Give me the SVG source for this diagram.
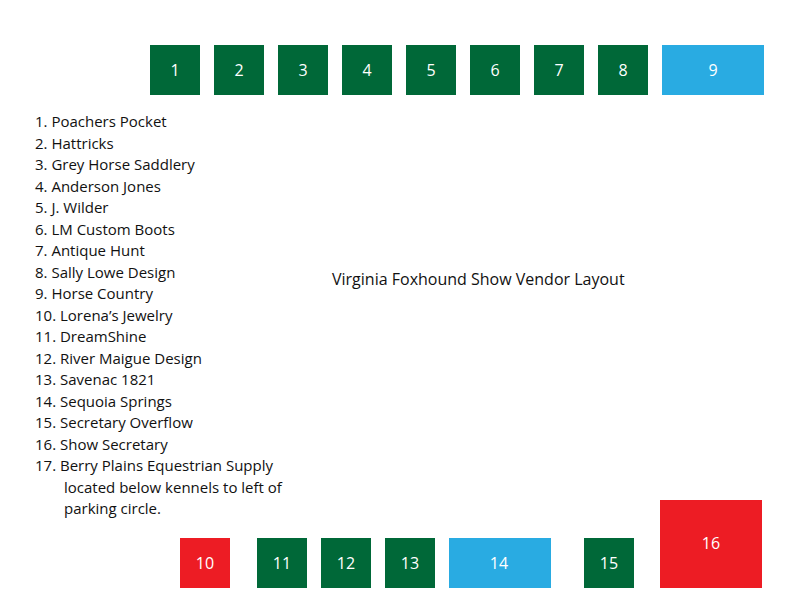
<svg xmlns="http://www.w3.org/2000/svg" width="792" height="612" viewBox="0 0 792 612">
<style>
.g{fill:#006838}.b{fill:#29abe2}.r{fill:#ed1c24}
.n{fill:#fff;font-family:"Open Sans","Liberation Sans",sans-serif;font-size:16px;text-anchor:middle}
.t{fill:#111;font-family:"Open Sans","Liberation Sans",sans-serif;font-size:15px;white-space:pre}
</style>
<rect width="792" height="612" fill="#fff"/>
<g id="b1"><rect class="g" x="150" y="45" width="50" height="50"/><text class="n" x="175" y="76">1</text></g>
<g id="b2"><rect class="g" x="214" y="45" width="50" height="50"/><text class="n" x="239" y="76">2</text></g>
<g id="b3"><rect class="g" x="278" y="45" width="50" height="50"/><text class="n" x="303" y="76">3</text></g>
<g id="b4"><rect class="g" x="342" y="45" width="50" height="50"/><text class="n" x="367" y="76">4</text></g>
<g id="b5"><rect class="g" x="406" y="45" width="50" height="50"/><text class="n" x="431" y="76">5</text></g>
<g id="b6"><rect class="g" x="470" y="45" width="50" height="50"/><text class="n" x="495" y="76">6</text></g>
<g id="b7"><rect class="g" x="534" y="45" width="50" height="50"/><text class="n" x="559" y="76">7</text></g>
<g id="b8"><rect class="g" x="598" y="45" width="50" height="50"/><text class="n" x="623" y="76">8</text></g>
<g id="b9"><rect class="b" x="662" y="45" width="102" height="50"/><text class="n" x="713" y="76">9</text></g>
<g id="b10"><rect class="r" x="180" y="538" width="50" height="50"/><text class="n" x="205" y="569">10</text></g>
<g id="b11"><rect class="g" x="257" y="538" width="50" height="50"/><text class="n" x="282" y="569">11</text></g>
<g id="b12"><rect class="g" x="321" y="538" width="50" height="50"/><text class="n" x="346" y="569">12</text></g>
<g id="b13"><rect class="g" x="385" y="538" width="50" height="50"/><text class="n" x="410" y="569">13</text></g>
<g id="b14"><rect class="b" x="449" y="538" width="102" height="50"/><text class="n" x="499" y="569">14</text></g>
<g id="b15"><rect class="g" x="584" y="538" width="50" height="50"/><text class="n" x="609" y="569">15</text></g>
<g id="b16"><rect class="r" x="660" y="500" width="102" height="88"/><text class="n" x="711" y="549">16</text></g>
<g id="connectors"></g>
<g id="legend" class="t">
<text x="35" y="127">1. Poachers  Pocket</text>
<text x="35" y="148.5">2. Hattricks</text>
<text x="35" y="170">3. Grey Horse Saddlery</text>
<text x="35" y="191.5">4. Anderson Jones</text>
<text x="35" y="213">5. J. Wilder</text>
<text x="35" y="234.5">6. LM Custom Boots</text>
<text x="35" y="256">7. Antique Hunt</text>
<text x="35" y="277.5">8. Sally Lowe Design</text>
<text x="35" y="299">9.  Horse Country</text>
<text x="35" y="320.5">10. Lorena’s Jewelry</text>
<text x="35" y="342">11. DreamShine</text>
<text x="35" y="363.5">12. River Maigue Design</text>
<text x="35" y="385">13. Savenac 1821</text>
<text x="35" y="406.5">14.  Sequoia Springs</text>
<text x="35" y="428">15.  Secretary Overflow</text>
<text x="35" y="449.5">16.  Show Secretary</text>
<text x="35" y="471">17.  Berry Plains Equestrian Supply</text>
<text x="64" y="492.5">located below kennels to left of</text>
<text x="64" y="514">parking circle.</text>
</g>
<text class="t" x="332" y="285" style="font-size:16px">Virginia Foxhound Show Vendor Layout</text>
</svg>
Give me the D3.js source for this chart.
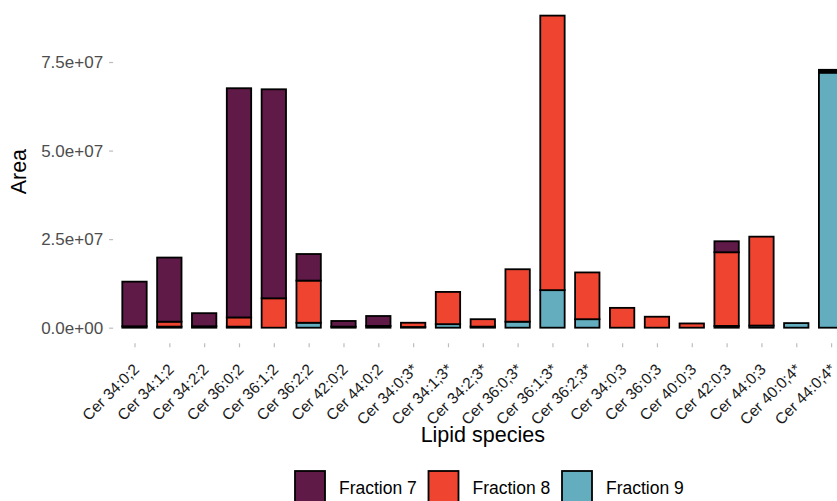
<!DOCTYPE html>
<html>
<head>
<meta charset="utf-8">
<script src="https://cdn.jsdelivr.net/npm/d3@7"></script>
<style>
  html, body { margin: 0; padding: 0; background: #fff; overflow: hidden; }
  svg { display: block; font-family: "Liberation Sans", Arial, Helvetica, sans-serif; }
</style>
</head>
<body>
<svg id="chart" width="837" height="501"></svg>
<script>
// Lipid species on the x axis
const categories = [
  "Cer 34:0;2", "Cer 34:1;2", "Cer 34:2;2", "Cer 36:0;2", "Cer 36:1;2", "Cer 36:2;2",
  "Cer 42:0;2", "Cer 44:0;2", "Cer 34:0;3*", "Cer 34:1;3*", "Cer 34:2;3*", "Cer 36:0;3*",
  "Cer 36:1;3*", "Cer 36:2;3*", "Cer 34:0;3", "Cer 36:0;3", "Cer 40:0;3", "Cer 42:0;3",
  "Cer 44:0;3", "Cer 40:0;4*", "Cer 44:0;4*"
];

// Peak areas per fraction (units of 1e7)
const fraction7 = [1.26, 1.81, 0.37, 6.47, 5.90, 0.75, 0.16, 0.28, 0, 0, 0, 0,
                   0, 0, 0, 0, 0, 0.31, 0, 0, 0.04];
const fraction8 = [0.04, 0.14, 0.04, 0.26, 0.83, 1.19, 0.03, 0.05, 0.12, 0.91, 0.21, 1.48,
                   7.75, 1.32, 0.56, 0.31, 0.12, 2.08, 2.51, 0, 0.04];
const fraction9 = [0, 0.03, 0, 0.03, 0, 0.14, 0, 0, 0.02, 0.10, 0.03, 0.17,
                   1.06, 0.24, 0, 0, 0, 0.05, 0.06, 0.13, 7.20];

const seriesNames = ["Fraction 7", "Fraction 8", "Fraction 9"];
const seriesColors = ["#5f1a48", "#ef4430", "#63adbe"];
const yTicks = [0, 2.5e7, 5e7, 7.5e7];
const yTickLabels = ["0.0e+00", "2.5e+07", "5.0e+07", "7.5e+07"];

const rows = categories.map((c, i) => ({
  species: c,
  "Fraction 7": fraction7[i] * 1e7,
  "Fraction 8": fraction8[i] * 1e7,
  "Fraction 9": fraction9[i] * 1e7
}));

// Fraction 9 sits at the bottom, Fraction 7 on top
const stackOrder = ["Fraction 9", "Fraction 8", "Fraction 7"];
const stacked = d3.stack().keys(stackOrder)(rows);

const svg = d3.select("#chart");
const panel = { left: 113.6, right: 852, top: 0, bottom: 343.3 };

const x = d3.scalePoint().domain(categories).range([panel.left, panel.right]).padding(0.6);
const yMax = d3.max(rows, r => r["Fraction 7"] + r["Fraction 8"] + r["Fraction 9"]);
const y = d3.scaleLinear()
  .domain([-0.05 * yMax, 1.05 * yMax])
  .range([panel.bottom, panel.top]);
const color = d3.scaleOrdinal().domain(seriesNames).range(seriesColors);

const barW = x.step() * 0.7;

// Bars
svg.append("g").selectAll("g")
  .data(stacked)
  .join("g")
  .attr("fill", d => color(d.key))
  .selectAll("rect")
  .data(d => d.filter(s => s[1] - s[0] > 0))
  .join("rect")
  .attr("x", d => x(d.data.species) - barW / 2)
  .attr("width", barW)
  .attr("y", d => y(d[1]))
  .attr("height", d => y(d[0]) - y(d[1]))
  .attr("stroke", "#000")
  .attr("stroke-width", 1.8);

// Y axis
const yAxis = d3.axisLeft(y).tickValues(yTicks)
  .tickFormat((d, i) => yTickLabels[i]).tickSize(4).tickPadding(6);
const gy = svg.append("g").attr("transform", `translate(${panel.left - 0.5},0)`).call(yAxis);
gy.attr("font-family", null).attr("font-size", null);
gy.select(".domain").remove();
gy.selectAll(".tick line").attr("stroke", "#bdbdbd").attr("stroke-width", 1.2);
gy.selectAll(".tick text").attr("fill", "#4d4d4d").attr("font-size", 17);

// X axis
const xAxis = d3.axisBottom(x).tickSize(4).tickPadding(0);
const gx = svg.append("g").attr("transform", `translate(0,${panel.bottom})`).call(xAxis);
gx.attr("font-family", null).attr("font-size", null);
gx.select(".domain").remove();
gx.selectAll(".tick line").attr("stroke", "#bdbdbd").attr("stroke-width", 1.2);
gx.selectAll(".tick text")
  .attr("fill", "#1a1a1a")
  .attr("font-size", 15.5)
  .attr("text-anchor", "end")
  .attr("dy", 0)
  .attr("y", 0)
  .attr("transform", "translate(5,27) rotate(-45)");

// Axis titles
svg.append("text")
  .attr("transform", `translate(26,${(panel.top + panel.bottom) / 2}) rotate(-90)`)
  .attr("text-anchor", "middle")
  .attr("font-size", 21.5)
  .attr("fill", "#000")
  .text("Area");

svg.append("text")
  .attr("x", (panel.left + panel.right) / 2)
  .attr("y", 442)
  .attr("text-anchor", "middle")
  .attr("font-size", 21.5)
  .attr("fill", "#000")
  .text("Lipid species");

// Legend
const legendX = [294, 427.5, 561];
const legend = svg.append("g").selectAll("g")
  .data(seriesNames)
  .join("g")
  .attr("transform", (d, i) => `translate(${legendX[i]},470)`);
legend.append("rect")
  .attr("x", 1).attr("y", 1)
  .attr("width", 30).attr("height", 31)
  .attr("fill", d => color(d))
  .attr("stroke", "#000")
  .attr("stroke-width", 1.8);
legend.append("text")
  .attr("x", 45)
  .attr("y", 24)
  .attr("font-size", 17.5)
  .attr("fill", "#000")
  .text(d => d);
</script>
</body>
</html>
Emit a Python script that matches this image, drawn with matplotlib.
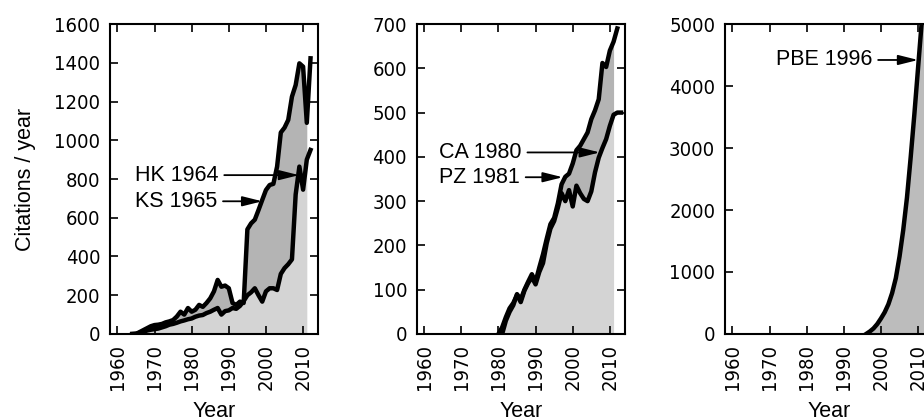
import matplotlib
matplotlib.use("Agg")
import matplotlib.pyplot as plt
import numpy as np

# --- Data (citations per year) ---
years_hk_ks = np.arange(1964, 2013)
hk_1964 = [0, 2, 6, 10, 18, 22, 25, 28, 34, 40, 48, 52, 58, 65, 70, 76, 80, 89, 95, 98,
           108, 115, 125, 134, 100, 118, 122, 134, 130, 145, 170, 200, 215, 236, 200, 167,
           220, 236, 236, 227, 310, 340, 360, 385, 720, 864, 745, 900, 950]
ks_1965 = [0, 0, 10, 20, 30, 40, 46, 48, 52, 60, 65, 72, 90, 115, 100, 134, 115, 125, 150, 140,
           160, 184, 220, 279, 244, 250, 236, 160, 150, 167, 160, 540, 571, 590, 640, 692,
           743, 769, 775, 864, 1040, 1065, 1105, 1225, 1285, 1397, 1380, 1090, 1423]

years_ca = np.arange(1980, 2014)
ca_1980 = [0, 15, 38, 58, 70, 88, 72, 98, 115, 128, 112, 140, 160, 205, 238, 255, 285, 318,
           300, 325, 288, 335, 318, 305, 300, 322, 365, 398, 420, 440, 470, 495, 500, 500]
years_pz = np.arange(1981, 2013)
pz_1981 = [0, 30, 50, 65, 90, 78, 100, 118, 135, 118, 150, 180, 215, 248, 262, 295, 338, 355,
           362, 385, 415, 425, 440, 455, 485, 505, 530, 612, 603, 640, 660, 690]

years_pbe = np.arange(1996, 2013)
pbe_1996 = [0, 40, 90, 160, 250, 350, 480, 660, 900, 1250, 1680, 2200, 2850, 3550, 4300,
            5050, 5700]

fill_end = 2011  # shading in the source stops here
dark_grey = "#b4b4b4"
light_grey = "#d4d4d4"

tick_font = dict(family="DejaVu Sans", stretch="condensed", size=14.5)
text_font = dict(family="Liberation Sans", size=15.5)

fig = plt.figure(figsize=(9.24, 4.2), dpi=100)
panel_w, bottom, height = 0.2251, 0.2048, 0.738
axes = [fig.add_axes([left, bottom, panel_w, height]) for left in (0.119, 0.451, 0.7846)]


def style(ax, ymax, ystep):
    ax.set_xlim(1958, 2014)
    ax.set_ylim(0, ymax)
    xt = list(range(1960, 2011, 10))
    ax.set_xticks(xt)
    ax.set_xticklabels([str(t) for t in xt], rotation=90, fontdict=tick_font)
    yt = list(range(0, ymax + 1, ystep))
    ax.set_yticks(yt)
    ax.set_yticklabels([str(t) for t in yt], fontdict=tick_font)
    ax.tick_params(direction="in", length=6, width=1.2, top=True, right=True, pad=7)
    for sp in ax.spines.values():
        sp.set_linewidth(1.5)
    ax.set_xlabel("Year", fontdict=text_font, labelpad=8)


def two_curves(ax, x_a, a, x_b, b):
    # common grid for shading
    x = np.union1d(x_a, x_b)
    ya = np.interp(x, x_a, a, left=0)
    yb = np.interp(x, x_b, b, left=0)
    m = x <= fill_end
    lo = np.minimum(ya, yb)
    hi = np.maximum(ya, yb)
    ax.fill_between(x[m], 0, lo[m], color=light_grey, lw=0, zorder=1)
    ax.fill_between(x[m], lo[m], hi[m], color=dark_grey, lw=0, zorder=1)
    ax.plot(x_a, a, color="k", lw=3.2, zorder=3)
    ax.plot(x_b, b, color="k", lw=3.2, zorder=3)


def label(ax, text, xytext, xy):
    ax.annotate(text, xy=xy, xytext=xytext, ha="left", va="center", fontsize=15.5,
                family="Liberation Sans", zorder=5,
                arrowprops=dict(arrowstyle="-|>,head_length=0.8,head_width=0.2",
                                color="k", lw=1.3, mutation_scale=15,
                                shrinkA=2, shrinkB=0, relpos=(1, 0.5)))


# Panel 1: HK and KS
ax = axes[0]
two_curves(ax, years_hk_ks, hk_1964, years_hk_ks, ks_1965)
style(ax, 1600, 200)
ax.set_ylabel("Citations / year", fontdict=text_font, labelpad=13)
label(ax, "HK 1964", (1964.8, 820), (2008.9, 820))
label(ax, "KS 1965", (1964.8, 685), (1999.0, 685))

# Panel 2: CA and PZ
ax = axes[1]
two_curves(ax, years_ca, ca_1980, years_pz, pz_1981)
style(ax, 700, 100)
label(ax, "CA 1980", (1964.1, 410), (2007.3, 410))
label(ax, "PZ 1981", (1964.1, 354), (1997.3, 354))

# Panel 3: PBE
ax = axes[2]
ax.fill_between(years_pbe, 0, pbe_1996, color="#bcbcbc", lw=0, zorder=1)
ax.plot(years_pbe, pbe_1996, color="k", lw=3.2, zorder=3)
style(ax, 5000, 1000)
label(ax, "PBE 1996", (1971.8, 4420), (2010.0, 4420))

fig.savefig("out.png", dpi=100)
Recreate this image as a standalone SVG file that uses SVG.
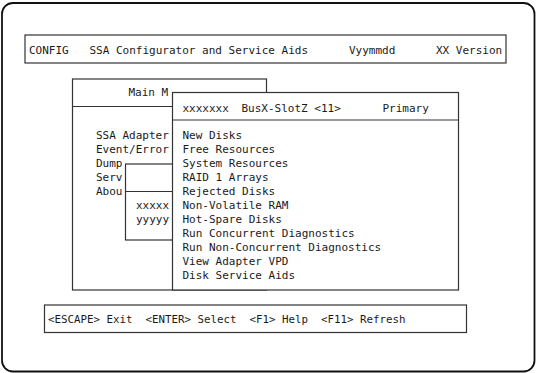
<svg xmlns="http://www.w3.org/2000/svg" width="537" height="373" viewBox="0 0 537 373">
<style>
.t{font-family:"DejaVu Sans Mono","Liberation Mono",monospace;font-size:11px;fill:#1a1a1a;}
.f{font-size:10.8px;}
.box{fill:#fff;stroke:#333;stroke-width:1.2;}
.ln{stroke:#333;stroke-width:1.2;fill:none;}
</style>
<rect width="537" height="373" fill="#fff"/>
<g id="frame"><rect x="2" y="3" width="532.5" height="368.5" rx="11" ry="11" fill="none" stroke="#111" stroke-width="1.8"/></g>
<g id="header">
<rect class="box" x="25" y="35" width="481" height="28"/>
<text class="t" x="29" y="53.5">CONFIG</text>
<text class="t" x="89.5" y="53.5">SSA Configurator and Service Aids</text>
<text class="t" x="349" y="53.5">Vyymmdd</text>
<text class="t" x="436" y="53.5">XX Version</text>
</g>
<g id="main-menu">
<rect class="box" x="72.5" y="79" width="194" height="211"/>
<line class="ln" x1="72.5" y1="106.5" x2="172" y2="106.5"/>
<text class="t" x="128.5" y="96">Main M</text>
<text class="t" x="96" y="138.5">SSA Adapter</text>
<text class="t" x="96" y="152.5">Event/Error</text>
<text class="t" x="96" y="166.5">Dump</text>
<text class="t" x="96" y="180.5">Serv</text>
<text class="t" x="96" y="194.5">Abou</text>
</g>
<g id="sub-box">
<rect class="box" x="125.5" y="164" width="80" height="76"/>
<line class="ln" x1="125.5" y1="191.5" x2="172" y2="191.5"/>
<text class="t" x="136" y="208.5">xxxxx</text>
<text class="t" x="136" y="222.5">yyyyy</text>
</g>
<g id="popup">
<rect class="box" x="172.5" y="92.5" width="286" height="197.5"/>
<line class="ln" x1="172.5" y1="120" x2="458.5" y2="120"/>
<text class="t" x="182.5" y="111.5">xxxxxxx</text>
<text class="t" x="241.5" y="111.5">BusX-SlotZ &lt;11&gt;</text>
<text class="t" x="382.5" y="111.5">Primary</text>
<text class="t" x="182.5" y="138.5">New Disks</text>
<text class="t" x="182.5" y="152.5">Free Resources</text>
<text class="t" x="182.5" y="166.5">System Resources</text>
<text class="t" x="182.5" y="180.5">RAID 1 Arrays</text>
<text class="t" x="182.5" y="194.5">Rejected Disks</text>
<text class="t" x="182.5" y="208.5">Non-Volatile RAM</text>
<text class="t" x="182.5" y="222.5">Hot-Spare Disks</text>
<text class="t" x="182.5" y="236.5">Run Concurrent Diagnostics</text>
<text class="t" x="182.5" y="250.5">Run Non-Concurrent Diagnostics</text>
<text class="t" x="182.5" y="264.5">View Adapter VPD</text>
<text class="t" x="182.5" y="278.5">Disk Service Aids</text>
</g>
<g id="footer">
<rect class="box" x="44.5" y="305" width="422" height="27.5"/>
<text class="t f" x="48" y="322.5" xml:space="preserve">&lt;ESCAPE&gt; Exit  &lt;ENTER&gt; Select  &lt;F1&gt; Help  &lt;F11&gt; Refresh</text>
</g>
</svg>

#####

### Given request
Using the data above, print only the lines starting at the one with "Emit a Python" and ending at the one with "import numpy as np", exactly as they stand, minus the pictures.

### Answer
Emit a Python script that matches this image, drawn with matplotlib.
import matplotlib
matplotlib.use("Agg")
import matplotlib.pyplot as plt
import numpy as np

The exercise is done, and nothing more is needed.